## [AIM]
Leave the pictures out. Retype exactly the lines below from the one containing "Recreate this image" through the one containing "var riverine = [0, 11.1, 2.8, 2.8, 83.3];", and no others.

— Start —

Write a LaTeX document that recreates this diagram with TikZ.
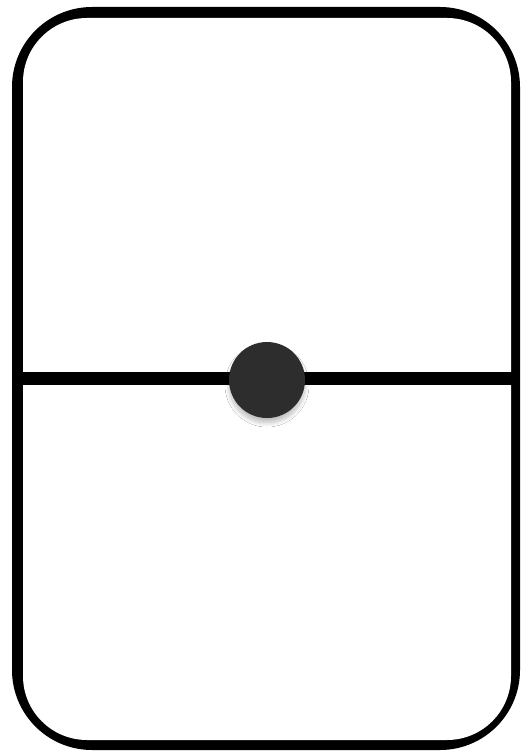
\documentclass[tikz,border=0pt]{standalone}
\usetikzlibrary{shadows.blur}
\definecolor{pip}{RGB}{45,45,45}
\begin{document}
\begin{tikzpicture}[x=1pt,y=-1pt,
  frameout/.style={fill=black},
  framein/.style={fill=white},
  divider/.style={line width=13pt,draw=black},
  pipdot/.style={circle,fill=pip,minimum size=76pt,inner sep=0pt,blur shadow={shadow xshift=0pt,shadow yshift=-5pt,shadow blur radius=4pt,shadow blur steps=10,shadow opacity=25}}]
\useasboundingbox (0,0) rectangle (523,752);
\fill[white] (0,0) rectangle (523,752);
\fill[frameout,rounded corners=80pt] (12,7) rectangle (520,750);
\fill[framein,rounded corners=64pt] (23,18) rectangle (511,740);
\coordinate (l) at (22,378);
\coordinate (r) at (512,378);
\draw[divider] (l) -- (r);
\node[pipdot] (p) at (267,380) {};
\end{tikzpicture}
\end{document}
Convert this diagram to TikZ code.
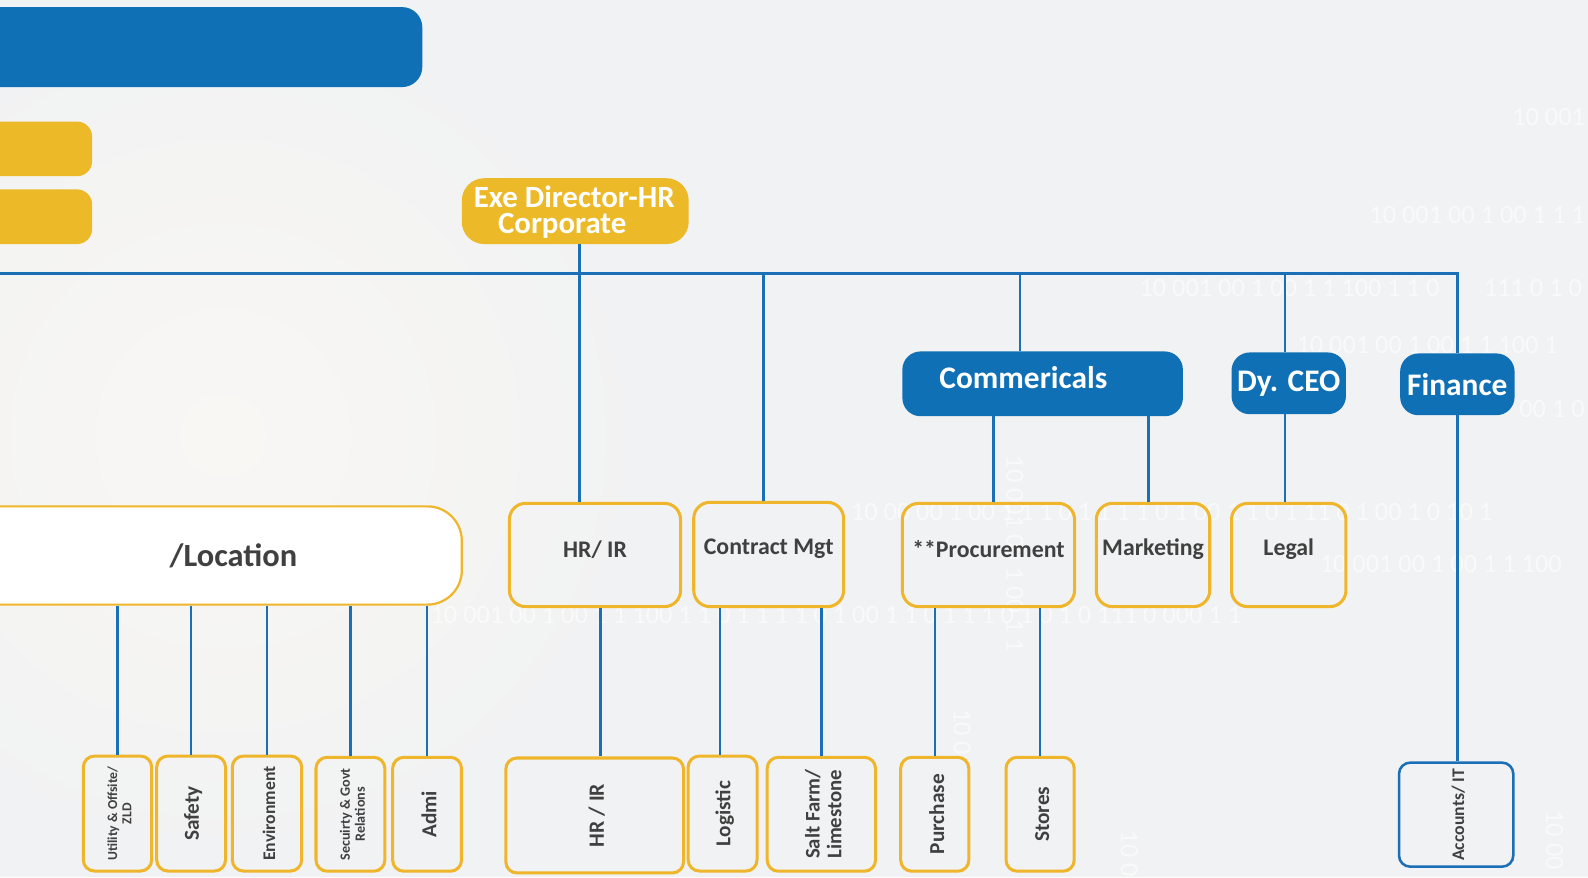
\documentclass[tikz,border=0pt]{standalone}
\usepackage{fontspec}
\setmainfont{Carlito}
\definecolor{bgc}{HTML}{F1F2F3}
\definecolor{glow}{HTML}{F9F7F4}
\definecolor{navy}{HTML}{1070B5}
\definecolor{linec}{HTML}{1A6FB6}
\definecolor{gold}{HTML}{ECB928}
\definecolor{goldline}{HTML}{EFB62C}
\definecolor{ink}{HTML}{404040}
\begin{document}
\begin{tikzpicture}[x=1pt,y=-1pt,
  bar/.style={draw=none, inner sep=0},
  bluebox/.style={fill=navy, draw=none, rounded corners=18pt, inner sep=0},
  bluetxt/.style={text=white, inner sep=0, font=\bfseries\fontsize{31}{31}\selectfont},
  midbox/.style={draw=goldline, line width=3pt, rounded corners=16pt, inner sep=0},
  midtxt/.style={text=ink, inner sep=0, yshift=5.5pt, font=\bfseries\fontsize{23.5}{26}\selectfont},
  lowbox/.style={draw=goldline, line width=3pt, rounded corners=11pt, inner sep=0},
  lowtxt/.style={text=ink, inner sep=0, rotate=90, align=center, yshift=-2pt, font=\bfseries\fontsize{21}{21}\selectfont},
  link/.style={draw=linec, line width=2.5pt},
  bin/.style={text=white, opacity=0.6, inner sep=0, anchor=west, font=\fontsize{26}{26}\selectfont}]
\useasboundingbox (0,0) rectangle (1568,866);
\clip (0,0) rectangle (1568,866);
% backdrop
\fill[bgc] (0,0) rectangle (1568,866);
\shade[inner color=glow, outer color=bgc] (220,430) circle (420);

% faint binary strings in the backdrop
\node[bin] (bn1) at (1493,116) {10 001};
\node[bin] (bn2) at (1352,212) {10 001 00 1 00 1 1 1};
\node[bin] (bn3) at (1125,284) {10 001 00 1 00 1 1 100 1 1 0};
\node[bin] (bn4) at (1465,284) {111 0 1 0};
\node[bin] (bn5) at (1280,341) {10 001 00 1 00 1 1 100 1};
\node[bin] (bn6) at (1500,404) {00 1 0};
\node[bin] (bn7) at (840,506) {10 00 00 1 00 1 1 1 0 1 1 1 1 0 1 00 1 1 0 1 11 0 1 00 1 0 10 1};
\node[bin] (bn8) at (1303,557) {10 001 00 1 00 1 1 100};
\node[bin] (bn9) at (425,607) {10 001 00 1 00 1 1 100 1 1 0 1 1 1 1 0 1 00 1 1 0 1 1 1 0 1 0 1 0 111 0 000 1 1};
\node[bin, rotate=-90] (bn10) at (1002,450) {10 001 00 1 00 1 1};
\node[bin, rotate=-90] (bn11) at (950,700) {10 0};
\node[bin, rotate=-90] (bn12) at (1115,820) {10 0};
\node[bin, rotate=-90] (bn13) at (1535,800) {10 00};

% header bars
\node[bar, fill=navy, rounded corners=20pt, minimum width=447pt, minimum height=79pt] (topbar) at (193.5,46.5) {};
\node[bar, fill=gold, rounded corners=15pt, minimum width=121pt, minimum height=54pt] (ybar1) at (30.5,147) {};
\node[bar, fill=gold, rounded corners=15pt, minimum width=121pt, minimum height=54pt] (ybar2) at (30.5,214) {};

% top level
\node[bar, fill=gold, rounded corners=22pt, minimum width=224pt, minimum height=65pt,
  label={[text=white, inner sep=0, align=left, xshift=-1pt, yshift=-1pt, font=\bfseries\fontsize{30.5}{25.5}\selectfont]center:Exe Director-HR\\\hspace*{24pt}Corporate}] (exe) at (568,208.5) {};

\node[bluebox, minimum width=277pt, minimum height=64pt, label={[bluetxt, xshift=-19pt, yshift=6pt]center:Commericals}] (com) at (1029.5,379) {};
\node[bluebox, minimum width=113pt, minimum height=61pt, label={[bluetxt]center:Dy. CEO}] (ceo) at (1272.5,378.5) {};
\node[bluebox, minimum width=113pt, minimum height=61pt, label={[bluetxt]center:Finance}] (fin) at (1439,379.5) {};

% second level
\node[draw=goldline, fill=white, line width=2.2pt, rounded corners=34pt, inner sep=0,
  minimum width=496pt, minimum height=97pt,
  label={[text=ink, inner sep=0, xshift=22.5pt, font=\bfseries\fontsize{32}{32}\selectfont]center:/Location}] (loc) at (208,548.5) {};
\node[midbox, minimum width=169pt, minimum height=102pt, label={[midtxt]center:HR/ IR}] (hrir) at (587.5,548) {};
\node[midbox, minimum width=148pt, minimum height=103pt, label={[midtxt]center:Contract Mgt}] (cm) at (759,547.5) {};
\node[midbox, minimum width=170pt, minimum height=102pt, label={[midtxt]center:**Procurement}] (proc) at (976,548) {};
\node[midbox, minimum width=112pt, minimum height=102pt, label={[midtxt]center:Marketing}] (mkt) at (1138.5,548) {};
\node[midbox, minimum width=113pt, minimum height=102pt, label={[midtxt]center:Legal}] (legal) at (1272.5,548) {};

% third level
\node[lowbox, minimum width=67.5pt, minimum height=113.5pt,
  label={[lowtxt, font=\bfseries\fontsize{13.5}{14}\selectfont]center:Utility \& Offsite/\\ZLD}] (util) at (116,803.3) {};
\node[lowbox, minimum width=68pt, minimum height=113.5pt, label={[lowtxt]center:Safety}] (safety) at (188.7,803.3) {};
\node[lowbox, minimum width=68.5pt, minimum height=113.5pt,
  label={[lowtxt, font=\bfseries\fontsize{17.5}{18}\selectfont]center:Environment}] (env) at (263.6,803.3) {};
\node[lowbox, minimum width=68pt, minimum height=112.5pt,
  label={[lowtxt, font=\bfseries\fontsize{14}{15}\selectfont]center:Secuirty \& Govt\\Relations}] (sec) at (346,804) {};
\node[lowbox, minimum width=68pt, minimum height=112.5pt, label={[lowtxt]center:Admi}] (admi) at (421.7,804) {};
\node[lowbox, minimum width=175.5pt, minimum height=113.5pt, label={[lowtxt, font=\bfseries\fontsize{21.5}{22}\selectfont]center:HR / IR}] (hr2) at (587.2,805.2) {};
\node[lowbox, minimum width=68pt, minimum height=113.5pt, label={[lowtxt]center:Logistic}] (logi) at (713.5,803.3) {};
\node[lowbox, minimum width=107pt, minimum height=112.5pt,
  label={[lowtxt, font=\bfseries\fontsize{20.5}{21.5}\selectfont]center:Salt Farm/\\Limestone}] (salt) at (811,804) {};
\node[lowbox, minimum width=67.3pt, minimum height=112.5pt, label={[lowtxt]center:Purchase}] (purch) at (923,804) {};
\node[lowbox, minimum width=67.3pt, minimum height=112.5pt, label={[lowtxt]center:Stores}] (stores) at (1027,804) {};
\node[lowbox, draw=linec, line width=2.5pt, minimum width=112.8pt, minimum height=102.7pt,
  label={[lowtxt, yshift=0pt, font=\bfseries\fontsize{17.5}{18}\selectfont]center:Accounts/ IT}] (acc) at (1437.8,804.4) {};

% connectors
\coordinate (busL) at (-5,270);
\coordinate (busR) at (1439,270);
\coordinate (tHR) at (572,270);
\coordinate (tCM) at (754,270);
\coordinate (tCO) at (1007,270);
\coordinate (tDY) at (1269,270);
\coordinate (xPR) at (981,0);
\coordinate (xMK) at (1134,0);
\coordinate (xHR) at (593,0);
\coordinate (xLG) at (711,0);
\draw[link] (busL) -- (busR) -- (fin.north -| busR);
\draw[link] (exe.south -| tHR) -- (hrir.north -| tHR);
\draw[link] (tCM) -- (cm.north -| tCM);
\draw[link] (tCO) -- (com.north -| tCO);
\draw[link] (tDY) -- (ceo.north -| tDY);
\draw[link] (com.south -| xPR) -- (proc.north -| xPR);
\draw[link] (com.south -| xMK) -- (mkt.north -| xMK);
\draw[link] (ceo.south -| tDY) -- (legal.north -| tDY);
\draw[link] (fin.south) -- (acc.north -| fin.south);
\foreach \b in {util,safety,env,sec,admi}
  \draw[link] (loc.south -| \b.north) -- (\b.north);
\draw[link] (hrir.south -| xHR) -- (hr2.north -| xHR);
\draw[link] (cm.south -| xLG) -- (logi.north -| xLG);
\draw[link] (cm.south -| salt.north) -- (salt.north);
\draw[link] (proc.south -| purch.north) -- (purch.north);
\draw[link] (proc.south -| stores.north) -- (stores.north);
\end{tikzpicture}
\end{document}
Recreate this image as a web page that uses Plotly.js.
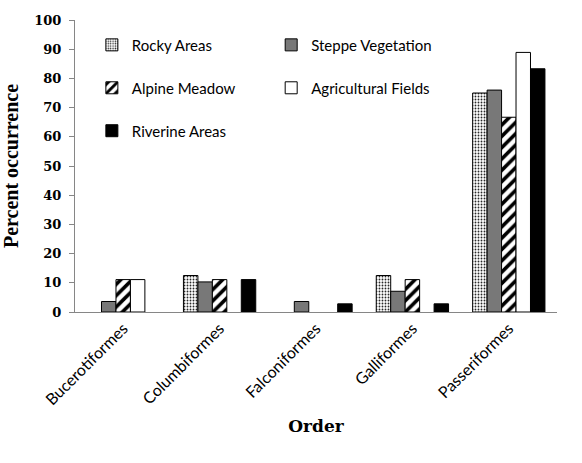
<!DOCTYPE html>
<html>
<head>
<meta charset="utf-8">
<script src="https://cdn.plot.ly/plotly-3.0.1.min.js"></script>
<style>
  body { margin: 0; padding: 0; background: white; }
  #chart { width: 582px; height: 463px; }
</style>
</head>
<body>
<div id="chart"></div>
<script>
var orders = ['Bucerotiformes', 'Columbiformes', 'Falconiformes', 'Galliformes', 'Passeriformes'];

var rocky = [0, 12.5, 0, 12.5, 75];
var steppe = [3.6, 10.3, 3.6, 7.1, 76];
var alpine = [11.1, 11.1, 0, 11.1, 66.7];
var agri = [11.1, 0, 0, 0, 88.9];
var riverine = [0, 11.1, 2.8, 2.8, 83.3];

function bar(name, vals, marker, legendId) {
    marker.line = {color: 'black', width: 1};
    return {
        x: orders,
        // zero values are left empty so no outline is drawn on the baseline
        y: vals.map(function(v) { return v > 0 ? v : null; }),
        name: name,
        type: 'bar',
        hoverinfo: 'none',
        marker: marker,
        legend: legendId
    };
}

var data = [
    bar('Rocky Areas', rocky, {
        color: 'white',
        pattern: {shape: '.', fgcolor: 'rgb(40,40,40)', bgcolor: 'white', size: 3, solidity: 0.3}
    }, 'legend'),
    bar('Steppe Vegetation', steppe, {
        color: 'rgb(130,130,130)',
        pattern: {shape: '.', fgcolor: 'rgb(70,70,70)', bgcolor: 'rgb(160,160,160)', size: 2, solidity: 0.5}
    }, 'legend2'),
    bar('Alpine Meadow', alpine, {
        color: 'white',
        pattern: {shape: '/', fgcolor: 'black', bgcolor: 'white', size: 8, solidity: 0.45}
    }, 'legend3'),
    bar('Agricultural Fields', agri, {
        color: 'white'
    }, 'legend4'),
    bar('Riverine Areas', riverine, {
        color: 'black'
    }, 'legend5')
];

var legendFont = {family: 'Lato, sans-serif', size: 15, color: 'black'};
function leg(x, y) {
    return {
        x: x, y: y,
        xanchor: 'left', yanchor: 'middle',
        bgcolor: 'rgba(0,0,0,0)',
        font: legendFont,
        itemclick: false
    };
}

var layout = {
    width: 582,
    height: 463,
    margin: {t: 20, b: 151, l: 75, r: 25},
    paper_bgcolor: 'white',
    plot_bgcolor: 'white',
    barmode: 'group',
    bargap: 0.25,
    bargroupgap: 0,
    showlegend: true,
    legend: leg(0.035, 0.914),
    legend2: leg(0.407, 0.914),
    legend3: leg(0.035, 0.767),
    legend4: leg(0.407, 0.767),
    legend5: leg(0.035, 0.620),
    xaxis: {
        showgrid: false,
        showline: true,
        linecolor: 'rgb(134,134,134)',
        linewidth: 1,
        ticks: '',
        tickangle: -45,
        tickfont: {family: 'Lato, sans-serif', size: 16, color: 'black'},
        title: {
            text: 'Order',
            font: {family: 'DejaVu Serif', size: 17, color: 'black', weight: 'bold'},
            standoff: 12
        },
        fixedrange: true
    },
    yaxis: {
        range: [0, 100],
        dtick: 10,
        showgrid: false,
        zeroline: false,
        showline: true,
        linecolor: 'rgb(134,134,134)',
        linewidth: 1,
        ticks: 'outside',
        ticklen: 5,
        tickcolor: 'rgb(134,134,134)',
        ticklabelstandoff: 5,
        tickfont: {family: 'DejaVu Serif', size: 13, color: 'black', weight: 'bold'},
        title: {
            text: 'Percent occurrence',
            font: {family: 'Liberation Serif', size: 20, color: 'black', weight: 'bold'},
            standoff: 12
        },
        fixedrange: true
    }
};

Plotly.newPlot('chart', data, layout, {displayModeBar: false, staticPlot: true});
</script>
</body>
</html>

— End —

## [THE RESPONSE]
Recreate this image as a web page that uses Plotly.js.
<!DOCTYPE html>
<html>
<head>
<meta charset="utf-8">
<script src="https://cdn.plot.ly/plotly-3.0.1.min.js"></script>
<style>
  body { margin: 0; padding: 0; background: white; }
  #chart { width: 582px; height: 463px; }
</style>
</head>
<body>
<div id="chart"></div>
<script>
var orders = ['Bucerotiformes', 'Columbiformes', 'Falconiformes', 'Galliformes', 'Passeriformes'];

var rocky = [0, 12.5, 0, 12.5, 75];
var steppe = [3.6, 10.3, 3.6, 7.1, 76];
var alpine = [11.1, 11.1, 0, 11.1, 66.7];
var agri = [11.1, 0, 0, 0, 88.9];
var riverine = [0, 11.1, 2.8, 2.8, 83.3];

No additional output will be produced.